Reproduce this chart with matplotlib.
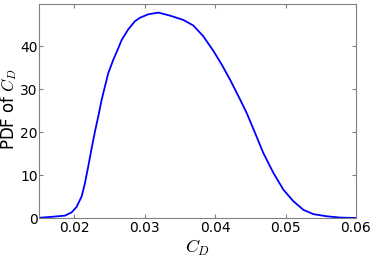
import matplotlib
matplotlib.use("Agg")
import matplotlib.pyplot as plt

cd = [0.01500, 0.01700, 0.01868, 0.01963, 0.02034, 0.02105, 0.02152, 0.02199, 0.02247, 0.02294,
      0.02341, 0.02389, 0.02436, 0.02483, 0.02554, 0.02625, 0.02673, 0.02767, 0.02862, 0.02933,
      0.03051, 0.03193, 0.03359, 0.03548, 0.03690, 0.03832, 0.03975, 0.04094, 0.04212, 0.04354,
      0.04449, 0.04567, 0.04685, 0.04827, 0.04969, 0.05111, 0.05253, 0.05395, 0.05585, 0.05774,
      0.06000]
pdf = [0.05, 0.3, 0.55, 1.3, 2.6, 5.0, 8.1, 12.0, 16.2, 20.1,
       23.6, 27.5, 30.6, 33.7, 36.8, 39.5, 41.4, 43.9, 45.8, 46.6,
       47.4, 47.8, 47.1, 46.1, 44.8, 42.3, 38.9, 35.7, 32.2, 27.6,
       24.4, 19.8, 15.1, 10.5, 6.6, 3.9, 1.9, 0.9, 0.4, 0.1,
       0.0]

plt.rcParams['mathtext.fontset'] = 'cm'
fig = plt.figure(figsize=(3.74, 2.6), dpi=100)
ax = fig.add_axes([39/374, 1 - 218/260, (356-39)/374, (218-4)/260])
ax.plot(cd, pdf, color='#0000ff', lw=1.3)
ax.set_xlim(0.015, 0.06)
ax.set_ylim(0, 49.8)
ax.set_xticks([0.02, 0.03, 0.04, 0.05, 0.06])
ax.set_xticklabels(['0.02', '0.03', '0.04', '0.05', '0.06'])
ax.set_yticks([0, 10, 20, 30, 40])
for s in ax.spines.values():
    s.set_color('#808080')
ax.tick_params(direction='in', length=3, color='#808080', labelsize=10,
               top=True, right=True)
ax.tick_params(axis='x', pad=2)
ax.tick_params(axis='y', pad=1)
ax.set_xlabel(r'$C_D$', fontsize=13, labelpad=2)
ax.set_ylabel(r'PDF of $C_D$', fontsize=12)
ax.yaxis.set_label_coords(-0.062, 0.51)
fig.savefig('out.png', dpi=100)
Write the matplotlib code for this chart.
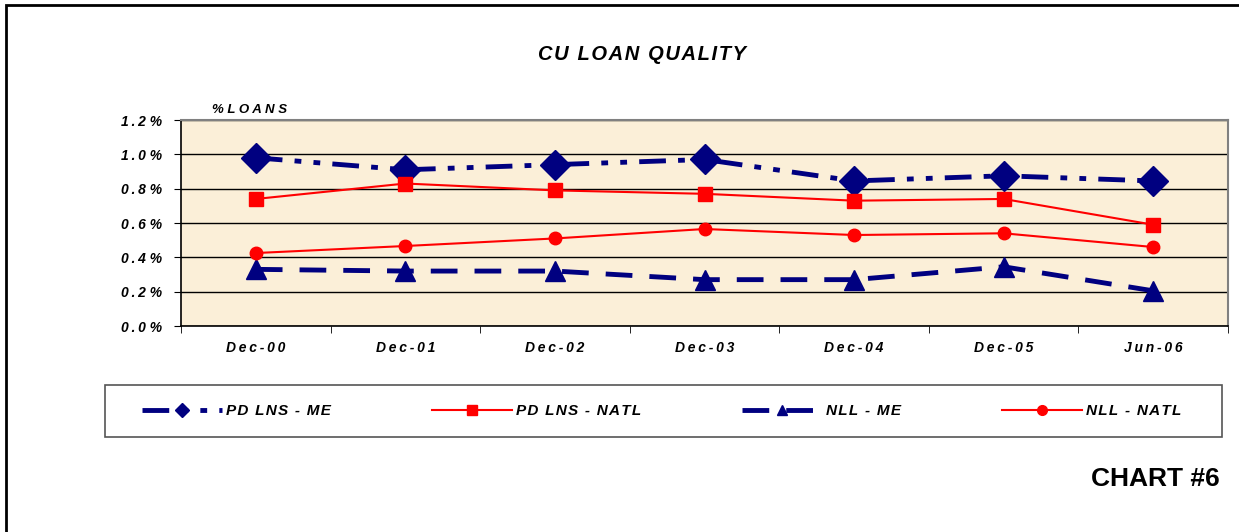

------------------------------------------------

■ Problem requirements ■
Reproduce each line of the records exactly, and omit every picture.

■ Solution for this task ■
Reproduce this chart with matplotlib.
import matplotlib
matplotlib.use("Agg")
import matplotlib.pyplot as plt

cd = [0.01500, 0.01700, 0.01868, 0.01963, 0.02034, 0.02105, 0.02152, 0.02199, 0.02247, 0.02294,
      0.02341, 0.02389, 0.02436, 0.02483, 0.02554, 0.02625, 0.02673, 0.02767, 0.02862, 0.02933,
      0.03051, 0.03193, 0.03359, 0.03548, 0.03690, 0.03832, 0.03975, 0.04094, 0.04212, 0.04354,
      0.04449, 0.04567, 0.04685, 0.04827, 0.04969, 0.05111, 0.05253, 0.05395, 0.05585, 0.05774,
      0.06000]
pdf = [0.05, 0.3, 0.55, 1.3, 2.6, 5.0, 8.1, 12.0, 16.2, 20.1,
       23.6, 27.5, 30.6, 33.7, 36.8, 39.5, 41.4, 43.9, 45.8, 46.6,
       47.4, 47.8, 47.1, 46.1, 44.8, 42.3, 38.9, 35.7, 32.2, 27.6,
       24.4, 19.8, 15.1, 10.5, 6.6, 3.9, 1.9, 0.9, 0.4, 0.1,
       0.0]

plt.rcParams['mathtext.fontset'] = 'cm'
fig = plt.figure(figsize=(3.74, 2.6), dpi=100)
ax = fig.add_axes([39/374, 1 - 218/260, (356-39)/374, (218-4)/260])
ax.plot(cd, pdf, color='#0000ff', lw=1.3)
ax.set_xlim(0.015, 0.06)
ax.set_ylim(0, 49.8)
ax.set_xticks([0.02, 0.03, 0.04, 0.05, 0.06])
ax.set_xticklabels(['0.02', '0.03', '0.04', '0.05', '0.06'])
ax.set_yticks([0, 10, 20, 30, 40])
for s in ax.spines.values():
    s.set_color('#808080')
ax.tick_params(direction='in', length=3, color='#808080', labelsize=10,
               top=True, right=True)
ax.tick_params(axis='x', pad=2)
ax.tick_params(axis='y', pad=1)
ax.set_xlabel(r'$C_D$', fontsize=13, labelpad=2)
ax.set_ylabel(r'PDF of $C_D$', fontsize=12)
ax.yaxis.set_label_coords(-0.062, 0.51)
fig.savefig('out.png', dpi=100)
Write the matplotlib code for this chart.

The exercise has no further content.